## WHAT THE TASK ASKS
Only the lines from the top of the listing below to the line that has "width=0.68, saturation=1, ax=ax)" should be echoed, with both ends kept and pictures left out.

====================

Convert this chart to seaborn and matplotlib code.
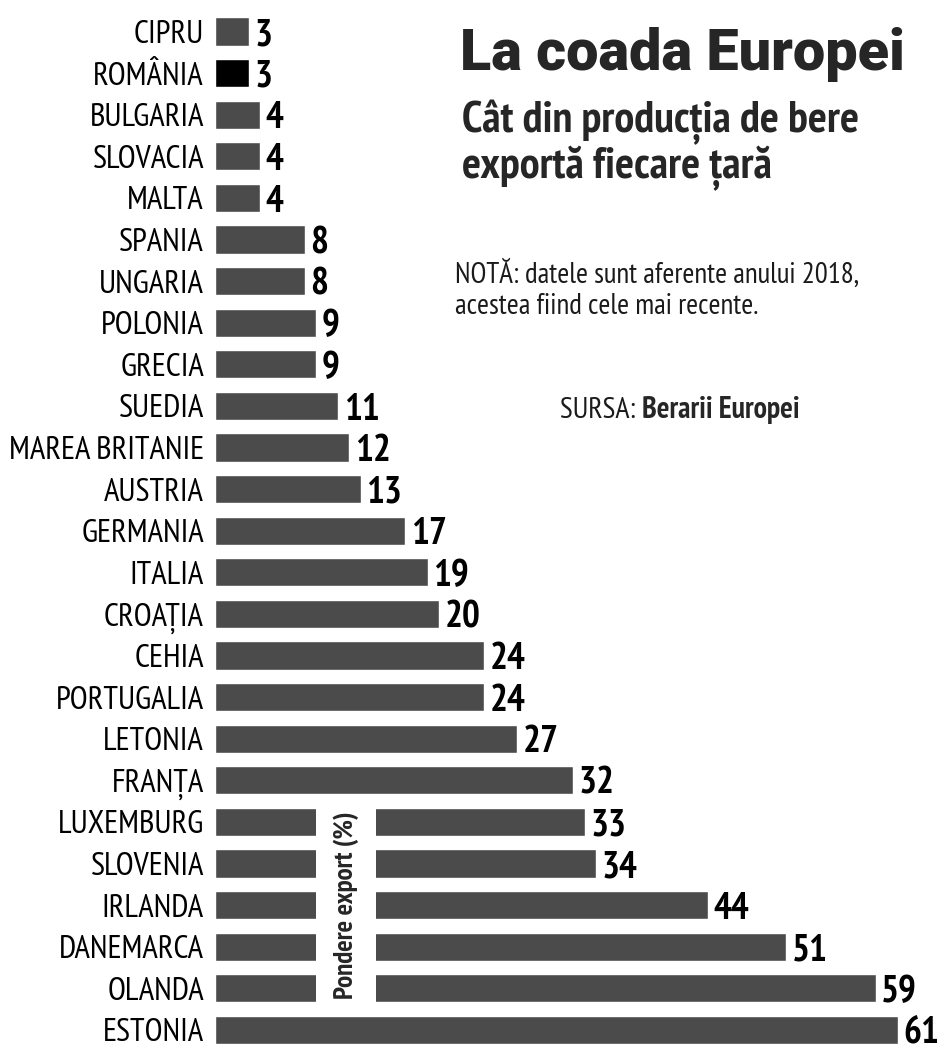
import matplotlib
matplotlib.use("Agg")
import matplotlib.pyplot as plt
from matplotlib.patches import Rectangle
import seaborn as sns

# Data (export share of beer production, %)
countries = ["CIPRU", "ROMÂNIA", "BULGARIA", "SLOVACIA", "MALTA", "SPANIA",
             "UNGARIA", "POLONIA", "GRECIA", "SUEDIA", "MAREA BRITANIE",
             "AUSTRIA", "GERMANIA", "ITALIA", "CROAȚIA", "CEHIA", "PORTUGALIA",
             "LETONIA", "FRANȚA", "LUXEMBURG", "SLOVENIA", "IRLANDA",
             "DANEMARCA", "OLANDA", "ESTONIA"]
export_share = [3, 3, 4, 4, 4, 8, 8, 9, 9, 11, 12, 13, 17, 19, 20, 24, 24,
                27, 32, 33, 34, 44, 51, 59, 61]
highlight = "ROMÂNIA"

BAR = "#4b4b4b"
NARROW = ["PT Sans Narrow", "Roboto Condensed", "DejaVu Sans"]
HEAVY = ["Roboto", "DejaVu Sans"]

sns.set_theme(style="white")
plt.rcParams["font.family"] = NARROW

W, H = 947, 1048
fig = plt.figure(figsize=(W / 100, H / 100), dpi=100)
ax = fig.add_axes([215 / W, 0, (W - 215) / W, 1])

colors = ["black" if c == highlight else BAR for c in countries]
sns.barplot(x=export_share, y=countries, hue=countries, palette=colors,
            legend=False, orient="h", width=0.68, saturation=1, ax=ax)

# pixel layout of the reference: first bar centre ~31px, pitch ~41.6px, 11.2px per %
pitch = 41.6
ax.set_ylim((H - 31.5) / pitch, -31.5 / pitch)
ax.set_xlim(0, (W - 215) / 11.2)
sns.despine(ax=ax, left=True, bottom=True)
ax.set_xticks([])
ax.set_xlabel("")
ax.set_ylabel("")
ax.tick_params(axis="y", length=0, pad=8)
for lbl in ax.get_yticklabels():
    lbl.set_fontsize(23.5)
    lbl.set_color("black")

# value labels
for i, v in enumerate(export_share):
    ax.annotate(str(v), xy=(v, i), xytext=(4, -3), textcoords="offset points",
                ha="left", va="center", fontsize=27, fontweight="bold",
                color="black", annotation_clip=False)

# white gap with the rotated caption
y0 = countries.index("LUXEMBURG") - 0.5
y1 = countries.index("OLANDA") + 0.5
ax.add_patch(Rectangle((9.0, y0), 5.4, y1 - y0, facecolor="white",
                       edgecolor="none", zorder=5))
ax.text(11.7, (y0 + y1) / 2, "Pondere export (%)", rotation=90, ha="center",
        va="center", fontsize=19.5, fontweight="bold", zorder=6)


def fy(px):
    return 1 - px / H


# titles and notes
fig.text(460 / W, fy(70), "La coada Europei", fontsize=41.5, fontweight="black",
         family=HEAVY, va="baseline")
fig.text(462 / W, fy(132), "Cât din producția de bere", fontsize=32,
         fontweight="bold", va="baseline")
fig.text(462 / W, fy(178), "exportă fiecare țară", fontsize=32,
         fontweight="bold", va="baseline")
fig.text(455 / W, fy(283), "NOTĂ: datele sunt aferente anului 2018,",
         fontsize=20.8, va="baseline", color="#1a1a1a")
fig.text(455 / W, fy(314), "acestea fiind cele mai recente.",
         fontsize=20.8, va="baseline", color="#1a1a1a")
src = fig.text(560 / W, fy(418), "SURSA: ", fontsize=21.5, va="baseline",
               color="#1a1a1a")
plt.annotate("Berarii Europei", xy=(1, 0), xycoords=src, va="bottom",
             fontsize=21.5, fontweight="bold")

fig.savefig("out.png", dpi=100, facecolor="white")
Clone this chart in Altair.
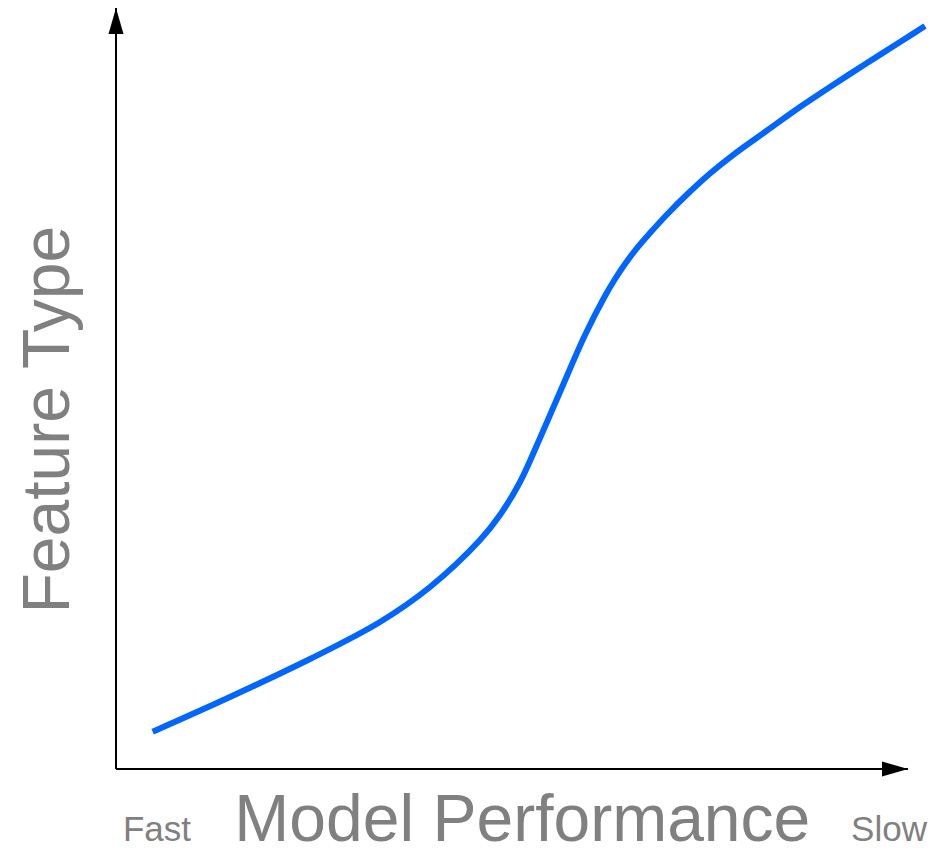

====================

## SOLUTION FOR THIS PROBLEM
Convert this chart to seaborn and matplotlib code.
import matplotlib
matplotlib.use("Agg")
import matplotlib.pyplot as plt
from matplotlib.patches import Rectangle
import seaborn as sns

# Data (export share of beer production, %)
countries = ["CIPRU", "ROMÂNIA", "BULGARIA", "SLOVACIA", "MALTA", "SPANIA",
             "UNGARIA", "POLONIA", "GRECIA", "SUEDIA", "MAREA BRITANIE",
             "AUSTRIA", "GERMANIA", "ITALIA", "CROAȚIA", "CEHIA", "PORTUGALIA",
             "LETONIA", "FRANȚA", "LUXEMBURG", "SLOVENIA", "IRLANDA",
             "DANEMARCA", "OLANDA", "ESTONIA"]
export_share = [3, 3, 4, 4, 4, 8, 8, 9, 9, 11, 12, 13, 17, 19, 20, 24, 24,
                27, 32, 33, 34, 44, 51, 59, 61]
highlight = "ROMÂNIA"

BAR = "#4b4b4b"
NARROW = ["PT Sans Narrow", "Roboto Condensed", "DejaVu Sans"]
HEAVY = ["Roboto", "DejaVu Sans"]

sns.set_theme(style="white")
plt.rcParams["font.family"] = NARROW

W, H = 947, 1048
fig = plt.figure(figsize=(W / 100, H / 100), dpi=100)
ax = fig.add_axes([215 / W, 0, (W - 215) / W, 1])

colors = ["black" if c == highlight else BAR for c in countries]
sns.barplot(x=export_share, y=countries, hue=countries, palette=colors,
            legend=False, orient="h", width=0.68, saturation=1, ax=ax)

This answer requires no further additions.